What is var_addressing_mode?  Sorry for not bringing that up before.

>>>>> +
>>>>>  } nir_shader_compiler_options;
>>>>>
>>>>>  typedef struct nir_shader {
>>>>> --
>>>>> 2.1.0
>>>>
>>>> This seems like a good idea, as it'll mean we can have passes that do
>>>> things like scalarizing uniform loads, which I think could be productive
>>>> for us.
>>>>
>>>> However, I find the "register" size name confusing -- it seems you mean
>>>> a channel in a register, while on both the pieces of hardware I've
>>>> worked on recently, a register is 16 dwords wide.  I think I'd call it
>>>> "dword" or "float", with a slight preference for dword.
>>>
>>> yeah, I was having trouble picking a good name for that one.. I'd
>>> originally had float, but that sounds funny when it could just as
>>> easily be uint.  (And also, I have half-precision registers that would
>>> be nice to use some day, etc.)  I think "dword" is a better
>>> alternative.
>>
>> I'm not sure what I think of this.  However, having things better
>> defined is a good idea and this may be a step in the right direction.
>>
>> Yes, please use either dword or float for 32-bits.  Also, what is this
>> addressing_mode_none?  If we want a vec4 addressing mode, we should
>> just call it vec4.
>
> well, tbh, it is vec4 for ttn, but I wasn't completely clear on how it
> behaves if you actually have vec2/vec3..  so "none" just means "do
> what you were doing before, whatever that was"..
>
> if glsl_to_nir is vec4 based, then I can rename it to vec4..
>
>>
>>>> Also, should this apply to just the indirect variants? I'd think they
>>>> would apply to the const_index component, as well.  Either that, or we
>>>> make const_index always be bytes, maybe.
>>>
>>> Hmm.. possibly.. since const_index is already bytes on ubo's, which
>>> isn't very consistent w/ dwords/slots in the other cases, it might
>>> make sense..  otoh, that wouldn't change the code the driver emitted.

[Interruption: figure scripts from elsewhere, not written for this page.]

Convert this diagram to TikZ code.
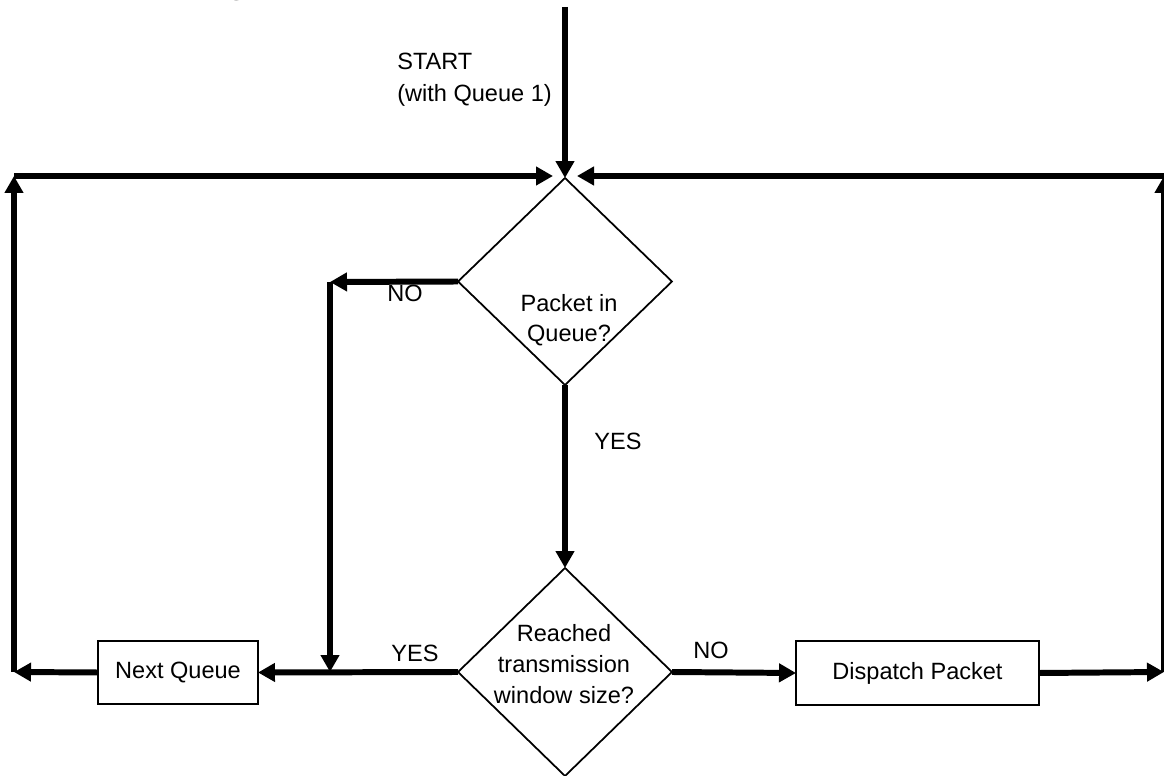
\documentclass[tikz,border=0pt]{standalone}
\usepackage{fontspec}
\setmainfont{Liberation Sans}
\newfontfamily\titlefont{Liberation Serif}
\usetikzlibrary{arrows.meta,shapes.geometric}
\begin{document}
\begin{tikzpicture}[x=0.02cm,y=-0.02cm,
 flow/.style={line width=3.4pt,-{Triangle[length=0.34cm,width=0.36cm]}},
 dia/.style={draw,diamond,line width=1pt,minimum width=4.28cm,minimum height=4.14cm,inner sep=0pt,outer sep=0pt},
 box/.style={draw,rectangle,line width=1.1pt,inner sep=0pt,outer sep=0pt,font=\fontsize{13.4pt}{17.6pt}\selectfont},
 txt/.style={font=\fontsize{13.4pt}{17.6pt}\selectfont,inner sep=0pt,align=center}]
\useasboundingbox (0,0) rectangle (1164,776);
\clip (0,0) rectangle (1164,776);

\node[font=\titlefont\bfseries\fontsize{16pt}{18pt}\selectfont,anchor=base west,inner sep=0pt] (title) at (128,-5) {Queueing};

\node[dia] (d1) at (565,281.5) {};
\node[txt,font=\fontsize{13.4pt}{17pt}\selectfont] (d1t) at (569,320) {Packet in\\Queue?};
\node[dia,minimum height=4.16cm] (d2) at (565,672) {};
\node[txt] (d2t) at (564,664) {Reached\\transmission\\window size?};
\node[box,minimum width=3.2cm,minimum height=1.26cm] (nq) at (178,672.5) {Next Queue};
\node[box,minimum width=4.86cm,minimum height=1.28cm] (dp) at (917.5,673) {Dispatch Packet};

\node[txt,font=\fontsize{13.4pt}{18pt}\selectfont,align=left,anchor=north west] (start) at (397,53) {START\\(with Queue 1)};
\node[txt] (no1) at (405,293) {NO};
\node[txt] (yes1) at (618,441) {YES};
\node[txt] (yes2) at (415,653) {YES};
\node[txt] (no2) at (711,650) {NO};

\coordinate (top) at (565,7);
\coordinate (lb) at (14,672);
\coordinate (lt) at (14,176);
\coordinate (rb) at (1164,672);
\coordinate (rt) at (1164,176);
\coordinate (nl) at (330,282);
\coordinate (nb) at (330,672);
\coordinate (hl) at (553,176);
\coordinate (hr) at (577,176);

\draw[flow] (top) -- (d1.north);
\draw[flow] (d1.west) -- (nl);
\draw[flow] (nl) -- (nb);
\draw[flow] (d1.south) -- (d2.north);
\draw[flow] (d2.west) -- (nq.east);
\draw[flow] (nq.west) -- (lb);
\draw[flow] (lb) -- (lt);
\draw[flow] (lt) -- (hl);
\draw[flow] (d2.east) -- (dp.west);
\draw[flow] (dp.east) -- (rb);
\draw[flow] (rb) -- (rt);
\draw[flow] (rt) -- (hr);
\end{tikzpicture}
\end{document}
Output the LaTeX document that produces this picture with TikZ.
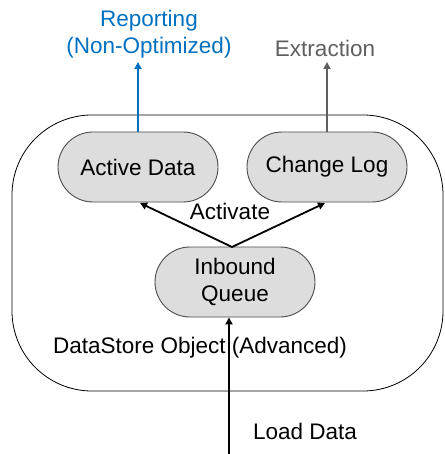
\documentclass[tikz,border=0pt]{standalone}
\usepackage{fontspec}
\setmainfont{Liberation Sans}
\usetikzlibrary{arrows.meta}
\definecolor{boxfill}{HTML}{DDDDDD}
\definecolor{repblue}{HTML}{0070C0}
\definecolor{extgray}{HTML}{5F5F5F}
\begin{document}
\begin{tikzpicture}[x=1pt,y=-1pt,
  every node/.style={font=\fontsize{22.5}{27}\selectfont},
  pill/.style={draw=black!70, line width=0.9pt, fill=boxfill, rounded corners=35pt,
    minimum width=160pt, minimum height=70pt, inner sep=0pt, align=center},
  lbl/.style={inner sep=0pt, align=center},
  arr/.style={line width=1.8pt, -{Triangle[width=7pt,length=7pt]}}]
\useasboundingbox (0,0) rectangle (444,454);
\draw[line width=0.8pt, rounded corners=80pt] (12,115) rectangle (443,391);
\node[pill] (ad) at (138,167) {Active Data};
\node[pill] (cl) at (327,167) {Change Log};
\node[pill] (iq) at (235,282) {Inbound\\Queue};
\node[lbl, text=repblue] (rep) at (149,34) {Reporting\\(Non-Optimized)};
\node[lbl, text=extgray] (ext) at (325,48) {Extraction};
\node[lbl] (act) at (230,211) {Activate};
\node[lbl] (dso) at (200,348) {DataStore Object (Advanced)};
\node[lbl] (ld) at (305,431) {Load Data};
\coordinate (rept) at (138,62);
\coordinate (extt) at (327,62);
\coordinate (apex) at (232,247);
\coordinate (ldb) at (229,454);
\draw[arr, draw=repblue, fill=repblue] (ad.north) -- (rept);
\draw[arr, draw=extgray, fill=extgray] (cl.north -| extt) -- (extt);
\draw[arr] (apex) -- (140,203);
\draw[arr] (apex) -- (325,203);
\draw[arr] (ldb) -- (ldb |- iq.south);
\end{tikzpicture}
\end{document}
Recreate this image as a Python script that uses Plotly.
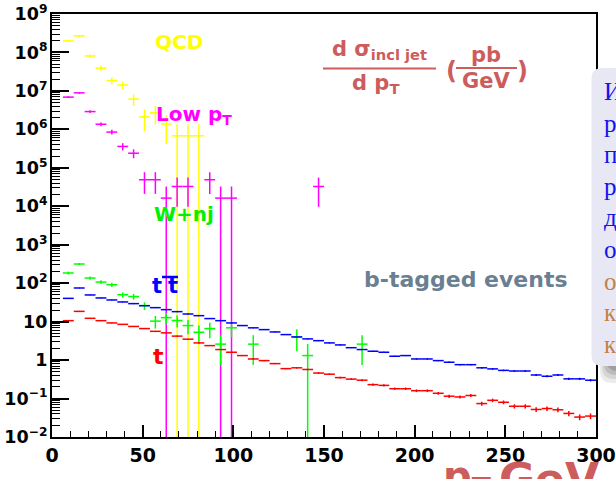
import plotly.graph_objects as go

# Canvas and plot-frame geometry (pixels)
W, H = 616, 479
ML, MR, MT, MB = 52, 20, 14, 42

HALF_BIN = 3.0  # histogram bins are 6 GeV wide

# ---- QCD ----
qcd_pt = [9, 15, 21, 27, 33, 39, 45, 51, 57, 63, 69, 75, 81]
qcd_val = [2.0e8, 2.7e8, 8.1e7, 3.9e7, 1.86e7, 1.43e7, 6.1e6, 2.1e6, 2.7e6,
           1.38e6, 6.8e5, 6.8e5, 6.8e5]
qcd_err = [1.2e7, 1.4e7, 7.4e6, 5.2e6, 3.6e6, 3.1e6, 2.0e6, 1.2e6, 1.35e6,
           0.96e6, 6.8e5, 6.8e5, 6.8e5]

# ---- Low pT ----
lowpt_pt = [9, 15, 21, 27, 33, 39, 45, 51, 57, 63, 69, 75, 87, 93, 99, 147]
lowpt_val = [6.9e6, 8.9e6, 2.9e6, 1.36e6, 8.5e5, 3.6e5, 2.4e5, 4.9e4, 4.9e4,
             1.63e4, 3.27e4, 3.27e4, 4.9e4, 1.63e4, 1.63e4, 3.27e4]
lowpt_err = [3.4e5, 3.8e5, 2.2e5, 1.5e5, 1.2e5, 7.7e4, 6.2e4, 2.8e4, 2.8e4,
             1.63e4, 2.3e4, 2.3e4, 2.8e4, 1.63e4, 1.63e4, 2.3e4]

# ---- W + n jets ----
wnj_pt = [9, 15, 21, 27, 33, 39, 45, 51, 57, 63, 69, 75, 81, 87, 93, 99,
          111, 135, 141, 171]
wnj_val = [184, 315, 136, 107, 91, 50, 45, 26, 10.3, 12.7, 10.7, 7.9, 5.3,
           6.6, 2.6, 6.9, 2.6, 4.0, 1.31, 2.6]
wnj_err = [15.5, 20, 13, 12, 11, 8, 7.7, 5.8, 3.7, 4.1, 3.7, 3.2, 2.6, 2.9,
           1.85, 3.0, 1.85, 2.3, 1.31, 1.85]

# ---- full 6..300 GeV binning for the top samples ----
pt_bins = list(range(9, 300, 6))

ttbar_val = [40.3, 75, 49.4, 41.3, 36.6, 32.5, 29.4, 26, 23.1, 20.5,
             18.2, 15.8, 14.3, 12, 10.6, 9.25, 7.9, 6.9, 6.2, 5.4,
             4.6, 4.0, 3.56, 3.2, 2.8, 2.48, 2.1, 1.88, 1.7, 1.6,
             1.26, 1.31, 1.07, 1.07, 0.97, 0.88, 0.76, 0.76, 0.63, 0.59,
             0.54, 0.52, 0.52, 0.41, 0.38, 0.41, 0.325, 0.325, 0.30]
ttbar_err = [0.23, 0.31, 0.25, 0.23, 0.22, 0.21, 0.2, 0.18, 0.17, 0.16,
             0.15, 0.14, 0.14, 0.12, 0.12, 0.11, 0.1, 0.095, 0.09, 0.084,
             0.077, 0.072, 0.068, 0.064, 0.06, 0.057, 0.052, 0.049, 0.047, 0.046,
             0.04, 0.041, 0.037, 0.037, 0.036, 0.034, 0.031, 0.031, 0.029, 0.028,
             0.026, 0.026, 0.026, 0.023, 0.022, 0.023, 0.021, 0.021, 0.02]

top_val = [10.6, 18.5, 12.2, 10.6, 9.25, 8.5, 7.5, 6.6, 5.6, 5.1,
           4.2, 3.5, 2.8, 2.38, 1.88, 1.6, 1.31, 1.07, 0.97, 0.81,
           0.6, 0.63, 0.57, 0.46, 0.43, 0.35, 0.32, 0.30, 0.23, 0.22,
           0.18, 0.18, 0.16, 0.16, 0.137, 0.115, 0.11, 0.12, 0.074, 0.09,
           0.08, 0.063, 0.063, 0.052, 0.055, 0.051, 0.041, 0.033, 0.035]
top_err = [0.1, 0.14, 0.11, 0.1, 0.096, 0.092, 0.087, 0.081, 0.075, 0.071,
           0.065, 0.059, 0.053, 0.049, 0.043, 0.04, 0.036, 0.033, 0.031, 0.028,
           0.024, 0.025, 0.024, 0.021, 0.021, 0.019, 0.018, 0.017, 0.015, 0.015,
           0.013, 0.013, 0.013, 0.013, 0.012, 0.011, 0.01, 0.011, 0.0086, 0.0095,
           0.009, 0.008, 0.008, 0.0072, 0.0074, 0.0071, 0.0064, 0.0057, 0.0059]

series = [
    ("QCD", qcd_pt, qcd_val, qcd_err, "#ffff00"),
    ("Low pT", lowpt_pt, lowpt_val, lowpt_err, "#ff00ff"),
    ("W+nj", wnj_pt, wnj_val, wnj_err, "#00ff00"),
    ("ttbar", pt_bins, ttbar_val, ttbar_err, "#0000ff"),
    ("t", pt_bins, top_val, top_err, "#ff0000"),
]

fig = go.Figure()
for name, xs, ys, es, col in series:
    fig.add_trace(go.Scatter(
        x=xs, y=ys, name=name, mode="markers",
        marker=dict(size=1, color=col),
        error_x=dict(type="constant", value=HALF_BIN, color=col,
                     thickness=1.5, width=0),
        error_y=dict(type="data", array=es, symmetric=True, color=col,
                     thickness=1.5, width=0),
        showlegend=False, hoverinfo="skip",
    ))


def pap(xp, yp):
    """Pixel position on the canvas -> paper coordinates."""
    return (xp - ML) / (W - ML - MR), (H - MB - yp) / (H - MT - MB)


BOLD = "DejaVu Sans"
RED_TXT = "rgb(205,92,92)"
annotations = []
shapes = []


def label(text, xp, yp, color, size, xanchor="left", yanchor="middle",
          family=BOLD, bold=True):
    x, y = pap(xp, yp)
    annotations.append(dict(
        text=f"<b>{text}</b>" if bold else text, x=x, y=y,
        xref="paper", yref="paper", xanchor=xanchor, yanchor=yanchor,
        showarrow=False, font=dict(family=family, size=size, color=color)))


def hline(x0p, x1p, yp, color, width=2):
    x0, y = pap(x0p, yp)
    x1, _ = pap(x1p, yp)
    shapes.append(dict(type="line", xref="paper", yref="paper",
                       x0=x0, x1=x1, y0=y, y1=y,
                       line=dict(color=color, width=width), layer="above"))


# Sample labels
label("QCD", 153, 42, "#ffff00", 20)
label("Low p<sub>T</sub>", 154, 115, "#ff00ff", 20)
label("W+nj", 152, 214, "#00f000", 20)
label("t", 157, 286, "#0000ff", 21, xanchor="center")
label("t", 173, 286, "#0000ff", 21, xanchor="center")
hline(162, 178, 277, "#0000ff", 2.5)
label("t", 158.5, 356, "#ff0000", 22, xanchor="center")
label("b-tagged events", 570, 279, "rgb(105,128,146)", 22, xanchor="right")

# Cross-section formula in the upper right
label("d σ<sub>incl jet</sub>", 379, 50, RED_TXT, 21, xanchor="center")
hline(323, 436, 68.5, RED_TXT, 2)
label("d p<sub>T</sub>", 375, 84, RED_TXT, 21, xanchor="center")
label("(", 451, 71, RED_TXT, 24, xanchor="center")
label("pb", 486, 55, RED_TXT, 21, xanchor="center")
hline(456, 517, 68, RED_TXT, 2)
label("GeV", 486, 81, RED_TXT, 21, xanchor="center")
label(")", 522, 71, RED_TXT, 24, xanchor="center")

# Axis title (its lower half runs off the bottom edge)
label("p<sub>T</sub>", 441, 451, RED_TXT, 40, yanchor="top")
label("GeV", 497, 451.5, RED_TXT, 44, yanchor="top")


# Side text panel with drop shadow
def rounded_rect(x0p, y0p, x1p, y1p, r):
    cx = lambda v: (v - ML) / (W - ML - MR)
    cy = lambda v: (H - MB - v) / (H - MT - MB)
    return (f"M {cx(x0p + r)},{cy(y0p)} L {cx(x1p - r)},{cy(y0p)} "
            f"Q {cx(x1p)},{cy(y0p)} {cx(x1p)},{cy(y0p + r)} "
            f"L {cx(x1p)},{cy(y1p - r)} Q {cx(x1p)},{cy(y1p)} {cx(x1p - r)},{cy(y1p)} "
            f"L {cx(x0p + r)},{cy(y1p)} Q {cx(x0p)},{cy(y1p)} {cx(x0p)},{cy(y1p - r)} "
            f"L {cx(x0p)},{cy(y0p + r)} Q {cx(x0p)},{cy(y0p)} {cx(x0p + r)},{cy(y0p)} Z")


for k, op in enumerate([0.10, 0.12, 0.16, 0.22]):
    shapes.append(dict(type="path", xref="paper", yref="paper",
                       path=rounded_rect(600 + 2 * k, 80, 660, 383 - 4 * k, 12),
                       fillcolor=f"rgba(60,60,60,{op})", line=dict(width=0),
                       layer="above"))
shapes.append(dict(type="path", xref="paper", yref="paper",
                   path=rounded_rect(591.5, 68, 660, 366, 11),
                   fillcolor="rgb(232,232,245)", line=dict(width=0),
                   layer="above"))

panel_letters = ["И", "р", "п", "р", "д", "о", "о", "к", "к"]
panel_colors = ["rgb(20,20,235)"] * 6 + ["rgb(196,128,72)"] * 3
for k, (ch, col) in enumerate(zip(panel_letters, panel_colors)):
    label(ch, 601.5, 100 + 31.6 * k - 8.5, col, 25, family="Liberation Serif",
          bold=False)

fig.update_layout(
    width=W, height=H,
    margin=dict(l=ML, r=MR, t=MT, b=MB, pad=0, autoexpand=False),
    paper_bgcolor="white", plot_bgcolor="white",
    annotations=annotations, shapes=shapes,
    xaxis=dict(
        range=[0, 300], dtick=50, tick0=0, automargin=False,
        showgrid=False, zeroline=False,
        showline=True, linecolor="black", linewidth=1.5, mirror=True,
        ticks="inside", ticklen=12, tickwidth=1.5, tickcolor="black",
        minor=dict(dtick=10, ticks="inside", ticklen=6, tickwidth=1.2,
                   tickcolor="black"),
        tickfont=dict(family=BOLD, size=19, color="black", weight="bold"),
    ),
    yaxis=dict(
        type="log", range=[-2, 9], dtick=1, exponentformat="power",
        automargin=False,
        showgrid=False, zeroline=False,
        showline=True, linecolor="black", linewidth=1.5, mirror=True,
        ticks="inside", ticklen=17, tickwidth=1.5, tickcolor="black",
        minor=dict(dtick="D1", ticks="inside", ticklen=8, tickwidth=1,
                   tickcolor="black"),
        tickfont=dict(family=BOLD, size=14, color="black", weight="bold"),
    ),
)

fig.write_html("out.html")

>>> So I guess I could really go either way.
>>
>> Yes.  The indirect source and const_index should have the same units.
>> If your hardware takes a const_index in bytes and an indirect in
>> dwords, that's not NIR's problem.  We need to keep it consistent.
>
> well, only the compiler takes const_index (so you can easily convert
> to whatever units your hw wants at compile time), so fairly trivial to
> make that in units of whatever we want.  Making it the same for
> consistency sounds reasonable.
>
>>>> This patch should probably edit the comment in nir_intrinsics.h about
>>>> addressing, too.
>>>
>>> hmm, yeah, that comment doesn't really make any sense since (afaict)
>>> NIR doesn't *really* know if you are vec or scalar backend..
>>
>> We also need to update nir_lower_io, nir_lower_locals_to_regs and
>> nir_lower_globals_to_regs.  Having these things in global NIR
>> structures and then just implementing it for TGSI -> NIR -> your
>> backend is going to lead to a lot of confusion.
>
> hmm, I can't say I know completely what to do there.. in particular
> the whole lower_io is a bit strange.. why doesn't the f/e just
> directly product the correct intrinsics?  The whole either
> load_var{mode=uniform} vs load_uniform intrinsic thing seems strange..

Ok, that was a bit of a red hairing.  For now, a comment that lower_io
doesn't respect them is probably sufficient.